In one aspect, the present disclosure relates to a method of manufacturing a board for sport equipment, the method comprising the steps of molding a substrate on a first mold; transferring the substrate to a second mold; and injecting a material into a cavity provided between at least a part of an edge side of the substrate and the second mold to form the board with a board bumper on the at least a part of the edge side of the substrate. By overmolding the material to the edge of the substrate, the material is molded onto the board bumper directly on the edge of the substrate providing a rigid assembly of mating parts, thereby improving the quality and performance of the board. Furthermore, overmolding reduce labor cost and time since the need for extra fasteners or adhesives for maintain the board bumper attached to the substrate is avoided. For instance, rather than produce two separate parts made from different materials and assemble them manually using glue or screws, overmolding enables you to create a single part from multiple materials seamlessly. The need for fewer steps has a knock-on effect on production costs, and the overmolding process is considered a highly cost-effective injection molding process.
According to an embodiment of the present disclosure, the method further comprises the step of encompassing, when forming the board with the board bumper, a protrusion formed at the edge side surface of the substrate by the bumper. Traditionally, this protrusion (or extension) need to be cut and/or sanded to obtain a smooth side surface of the board, which requires time and precision to stop before over-sanding the surface, since over-sanding will require to discard the board resulting on waste of material. In the present method, cutting and/or sanding is not required because the protrusion will be within the board bumper, thereby reducing time, man cost and waste material during manufacturing.

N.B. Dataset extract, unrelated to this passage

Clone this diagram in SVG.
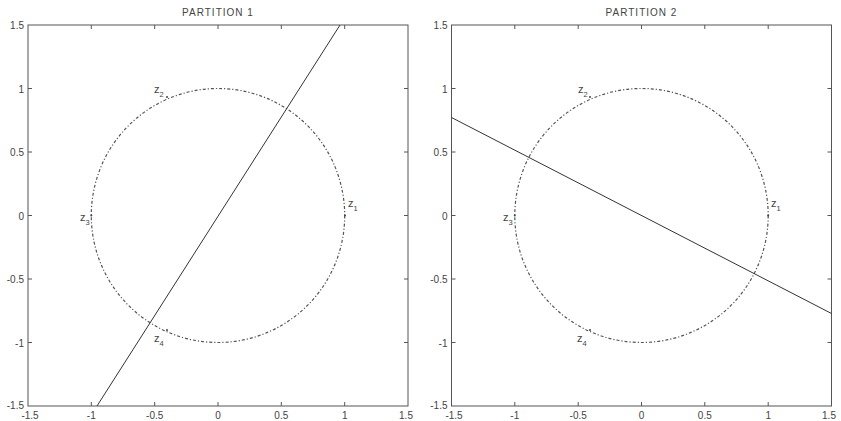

Optionally, the material comprises a thermoplastic or a thermosetting plastic. Thermoplastics are plastics that become moldable at a certain temperature and solidifies upon cooling, allowing them to be recyclable. Examples of thermoplastics include thermoplastic polyurethane (TPU), polyethylene (PE), polypropylene (PP), polystyrene (PS), polyvinyl chloride (PVC), and polytetrafluoroethylene (PTFE). Thermosetting plastic (also known as thermosets) are plastics that cannot be molded again, allowing them to be resistant to high temperatures. Examples of thermosetting plastics include epoxy, polyester, and thermoset urethane.
According to an embodiment of the present disclosure, molding the substrate on the first mold comprises one of a resin transfer molding (RTM) process, vacuum assisted RTM (VARTM) process, and light RTM process. By using closed mold manufacturing like RTM, VARTM or Light RTM, fewer steps are needed in manufacturing a board since after demolding the surface of the substrate no longer needs additional finishing steps like sanding and polishing.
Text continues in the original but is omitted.